What purpose did the recording of Wordsworth's wedding morning serve for Dorothy? "The thoughts of my heart . . . how could I bear to look on them after they were written?" wrote Elizabeth Barrett of her painful feelings for Hugh Stuart Boyd—married, blind, and twice her age. She confided to her journal: "Adam made fig leaves necessary for the mind, as well as for the body." "I can't read it over; and God knows what contradictions it may contain," wrote Byron of his own journal. "If I am sincere with myself (but I fear one lies more to one's self than to anyone else), every page should confute, refute, and utterly abjure its predecessor." We construct the self we can bear to face in our journal writing, but our entries also harbor abjection and shame. Did Dorothy ever reread this passage recalling the day that she was edged off by William, from the middle to the side of his life?

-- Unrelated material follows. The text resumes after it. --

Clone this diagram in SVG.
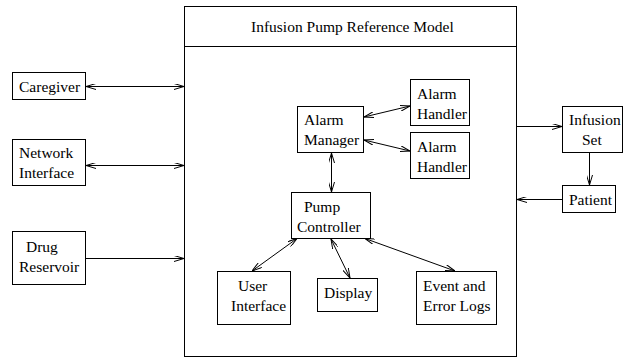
<svg xmlns="http://www.w3.org/2000/svg" width="625" height="358" viewBox="0 0 625 358">
<style>
  .box { fill: #fff; stroke: #000; stroke-width: 1; }
  .t { font-family: 'Liberation Serif', 'DejaVu Serif', 'Times New Roman', serif; font-size: 15.5px; fill: #000; }
  .c { fill: none; stroke: #000; stroke-width: 1; }
  .two { marker-start: url(#ah); marker-end: url(#ah); }
  .one { marker-end: url(#ah); }
</style>
<defs>
  <marker id="ah" viewBox="0 0 10 6" refX="10" refY="3" markerWidth="10" markerHeight="6" markerUnits="userSpaceOnUse" orient="auto-start-reverse">
    <path d="M0,0 L10,3 L0,6" fill="none" stroke="#000" stroke-width="1"/>
  </marker>
</defs>
<rect width="625" height="358" fill="#fff"/>

<g id="main">
  <rect class="box" x="184.5" y="6.5" width="332" height="350"/>
  <line class="c" x1="184.5" y1="46.5" x2="516.5" y2="46.5"/>
  <text class="t" font-family="Liberation Serif, serif" x="251" y="32">Infusion Pump Reference Model</text>
</g>

<g id="caregiver">
  <rect class="box" x="12.5" y="72.5" width="73" height="27"/>
  <text class="t" x="19" y="92">Caregiver</text>
</g>
<g id="network-interface">
  <rect class="box" x="12.5" y="139.5" width="73" height="46"/>
  <text class="t" x="19" y="158">Network</text>
  <text class="t" x="19" y="178">Interface</text>
</g>
<g id="drug-reservoir">
  <rect class="box" x="12.5" y="231.5" width="73" height="53"/>
  <text class="t" x="26" y="252">Drug</text>
  <text class="t" x="19" y="272">Reservoir</text>
</g>

<g id="alarm-manager">
  <rect class="box" x="297.5" y="106.5" width="66" height="46"/>
  <text class="t" x="304" y="125">Alarm</text>
  <text class="t" x="304" y="145">Manager</text>
</g>
<g id="alarm-handler-1">
  <rect class="box" x="410.5" y="79.5" width="59" height="46"/>
  <text class="t" x="417" y="99">Alarm</text>
  <text class="t" x="417" y="119">Handler</text>
</g>
<g id="alarm-handler-2">
  <rect class="box" x="410.5" y="132.5" width="59" height="46"/>
  <text class="t" x="417" y="152">Alarm</text>
  <text class="t" x="417" y="172">Handler</text>
</g>
<g id="pump-controller">
  <rect class="box" x="291.5" y="192.5" width="79" height="46"/>
  <text class="t" x="304" y="212">Pump</text>
  <text class="t" x="297" y="232">Controller</text>
</g>
<g id="user-interface">
  <rect class="box" x="217.5" y="271.5" width="73" height="53"/>
  <text class="t" x="238" y="291">User</text>
  <text class="t" x="231" y="311">Interface</text>
</g>
<g id="display">
  <rect class="box" x="317.5" y="278.5" width="60" height="33"/>
  <text class="t" x="324" y="298">Display</text>
</g>
<g id="event-error-logs">
  <rect class="box" x="416.5" y="271.5" width="80" height="53"/>
  <text class="t" x="423" y="291">Event and</text>
  <text class="t" x="423" y="311">Error Logs</text>
</g>
<g id="infusion-set">
  <rect class="box" x="562.5" y="106.5" width="60" height="46"/>
  <text class="t" x="569" y="125">Infusion</text>
  <text class="t" x="582" y="145">Set</text>
</g>
<g id="patient">
  <rect class="box" x="562.5" y="185.5" width="53" height="27"/>
  <text class="t" x="569" y="205">Patient</text>
</g>

<g id="connectors">
  <line class="c two" x1="86" y1="86.5" x2="184" y2="86.5"/>
  <line class="c two" x1="86" y1="165.5" x2="184" y2="165.5"/>
  <line class="c one" x1="86" y1="258.5" x2="184" y2="258.5"/>
  <line class="c two" x1="364" y1="117" x2="410" y2="106"/>
  <line class="c two" x1="364" y1="140" x2="410" y2="151"/>
  <line class="c two" x1="331.5" y1="153" x2="331.5" y2="192"/>
  <line class="c two" x1="297" y1="238.5" x2="252" y2="271"/>
  <line class="c two" x1="331" y1="239" x2="350" y2="278"/>
  <line class="c two" x1="365" y1="238.5" x2="455" y2="271"/>
  <line class="c one" x1="517" y1="126.5" x2="562" y2="126.5"/>
  <line class="c one" x1="589.5" y1="153" x2="589.5" y2="185"/>
  <line class="c one" x1="562" y1="199.5" x2="517" y2="199.5"/>
</g>
</svg>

Would she have then considered it a successful account of her feelings; would she remember other exchanges and experiences during that morning which she had not recorded; would she have recognized the wretched woman lying there on the bed as a portrait of herself ?
It has been traditional, perhaps as a result of Wordsworth's description of her voice in Home at Grasmere as being "like a hidden bird that sang," to describe Dorothy's writing itself as birdlike. "The words themselves are as unobtrusive as sparrows," one critic says of the Grasmere Journals; "the writing is as natural and unforced as the singing of larks," says another. "We listen to her," says a third, "as we might listen to a thrush singing." William described himself and Dorothy as resembling two swans—birds who mate for life—and in her last, dark years the now inarticulate sounds she made were compared to those of "a partridge or a turkey." But the bird that comes most to mind when I read Dorothy's burdened journals is the albatross draped around the Ancient Mariner's neck in Coleridge's famous Rime. Dorothy Wordsworth emerges from her own ballad both as an image of the great seabird shot down in its prime and as a version of the voyager himself, with the "glittering eye." "I pass, like night, from land to land; / I have strange power of speech," the Mariner explains to the wedding guest. Dorothy, too, chose the day of a wedding on which to tell her tale of crossing the line, and then passed, like night, away.